Art Placement, Brand Control, and Event Real Estate (2018–2021)
By 2019, Aventura Mall had shifted from leasing space to shaping it.
The property wasn’t just expanding outward—it was turning corridors into curated zones.
Arts Aventura Mall brought large-scale sculptures into high-traffic areas.
Robert Indiana’s “LOVE” stood near Bloomingdale’s.
Carsten Höller’s 93-foot-tall slide tower cut through open sky like a steel exclamation mark.
These weren’t decorations. They were part of the asset sheet.
LEVEL THREE opened in March 2019. Designed by Carlos Zapata, the 25,000-square-foot venue hovered over the new wing.
It wasn’t retail. It was rental space for brand activations, fashion photo sessions, private events—whatever could be monetized by the hour.
The shift was clear: Aventura wasn’t depending on sales per square foot anymore.

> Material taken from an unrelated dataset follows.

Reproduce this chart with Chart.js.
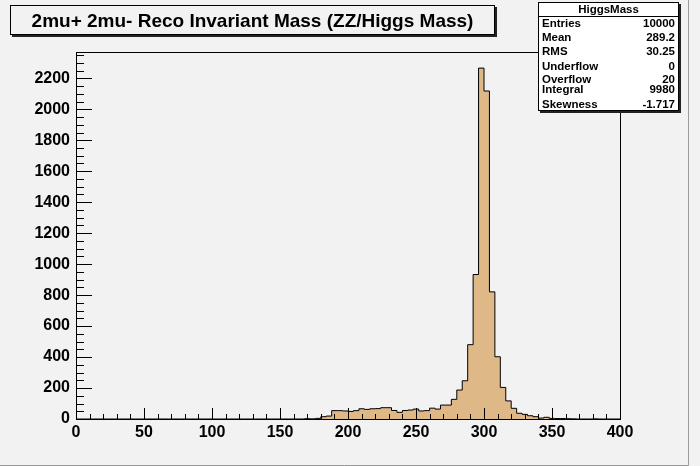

It was charging by the moment.
Luxury tenancy hardened during this stretch. Hermès, BVLGARI, and Armani Exchange didn’t bring crowds—they brought margins.
The footprint of the old Sears, closed since 2017, stayed dormant in parts, but newer wings carried the floor load. Traffic rerouted itself.

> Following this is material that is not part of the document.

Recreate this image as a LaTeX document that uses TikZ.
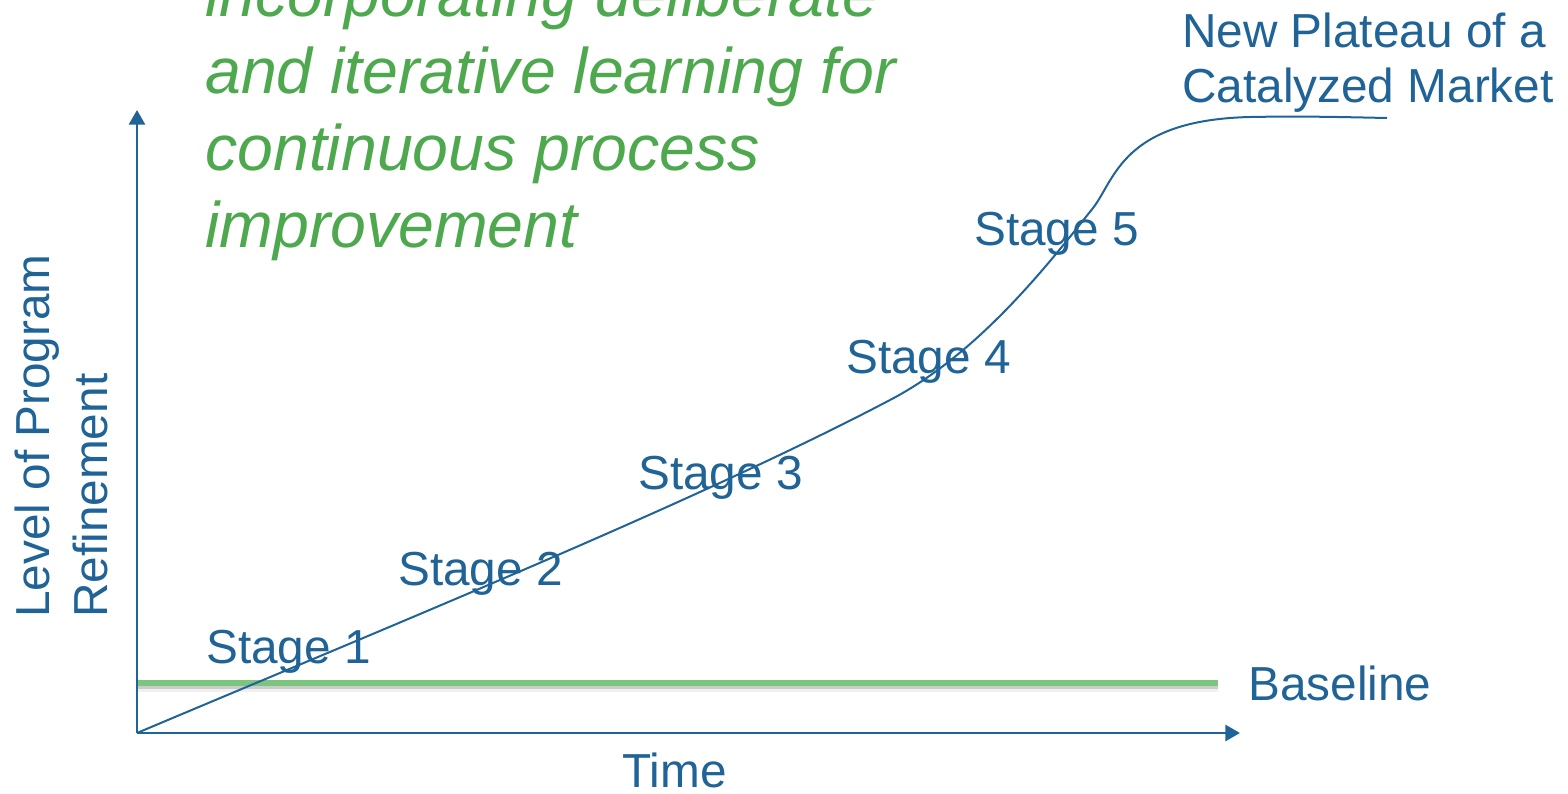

Security became visible in May 2020 and again in May 2021 after incidents near Nordstrom.
Both drew emergency response. Both made headlines. There were no casualties, but the images stuck. Security posts multiplied.
Public areas were reprogrammed—more lighting, more camera coverage, more uniformed staff near anchor entrances.
The retail kept moving, but the tone had changed. There was less drift. Management tightened everything, from tenant selection to crowd control.
Leasing Pressure, Transit Draw, and High-Margin Tenants (2022–2025)
On December 24, 2022, Brightline’s Aventura Station opened across the street.
The mall didn’t build it, but it felt like it had.
Suddenly, visitors could step off a train and into a mall entry in under five minutes.
Street traffic thickened. Pedestrian lanes had to be redrawn. Garage decks built in 2017 finally ran at full capacity.
Luxury leasing accelerated in 2023. Balenciaga, Aesop, Vuori, and Dr. Martens are all locked in storefronts.
Mango and Garage followed. Floor plans shrank. Inventory turned faster. These weren’t anchor stores—they were pressure points.
High yield. Low square footage. The kind of tenants who could cover rent with one weekend’s receipts.
Then came Eataly. The first Florida location opens in spring 2025—two floors near Nordstrom.
Market counters, on-site restaurants, packaged goods, all under one banner.
It’s not a food court. It’s a self-contained economy.
Fitness entered the mix, too. Anatomy announced in April 2025 that it would open its largest location at The Esplanade Aventura.
Twenty-six thousand square feet over two levels. It is not inside the mall, but it is close enough to share parking overflow.
Aventura Mall didn’t annex the Esplanade, but it didn’t need to.
The two moved in tandem—retail on one side, recovery on the other.

The Esplanade Pivot and the Rebuilt Sears Footprint (2019–2024)
In 2019, construction began on a site that once held one of the mall’s original anchors.
The Sears at Aventura Mall, which closed in 2017, left behind a huge footprint.
Seritage Growth Properties stepped in with a different model.
Instead of another box, they planned an open-air complex with 215,000 square feet of retail and dining spread across six buildings.
It took until 2024 to finish, delayed by supply issues and shutdowns, but the project finally opened with a sharper, post-mall sensibility.
Designed by SB Architects and Rockwell Group, The Esplanade at Aventura runs taller than it first appears.
Some buildings reach five stories. Two levels of underground parking sit beneath the surface.
The layout doesn’t echo the old mall—there’s no anchor logic, no concourse model.
Instead, it’s a patchwork of upscale restaurants, storefronts, and event spaces layered into a walkable grid.
Crews planted 82,000 square feet of greenery. Over 400 trees and thousands of shrubs cut through the concrete geometry.
Tenants signed leases that made the layout work harder: Pinstripes brought bowling and bocce alongside Italian dishes.
Joey Aventura filled tables with cross-continental menus.
STK, North Italia, and The Salty Donut built out their own branded zones.
The Esplanade sits next to Aventura Mall, but it’s a separate play. Seritage controls it.
There’s no connecting hallway—just a new node of traffic, noise, and nighttime energy where Sears used to anchor weekend errands.
The past didn’t vanish, but it doesn’t shape the current footprint.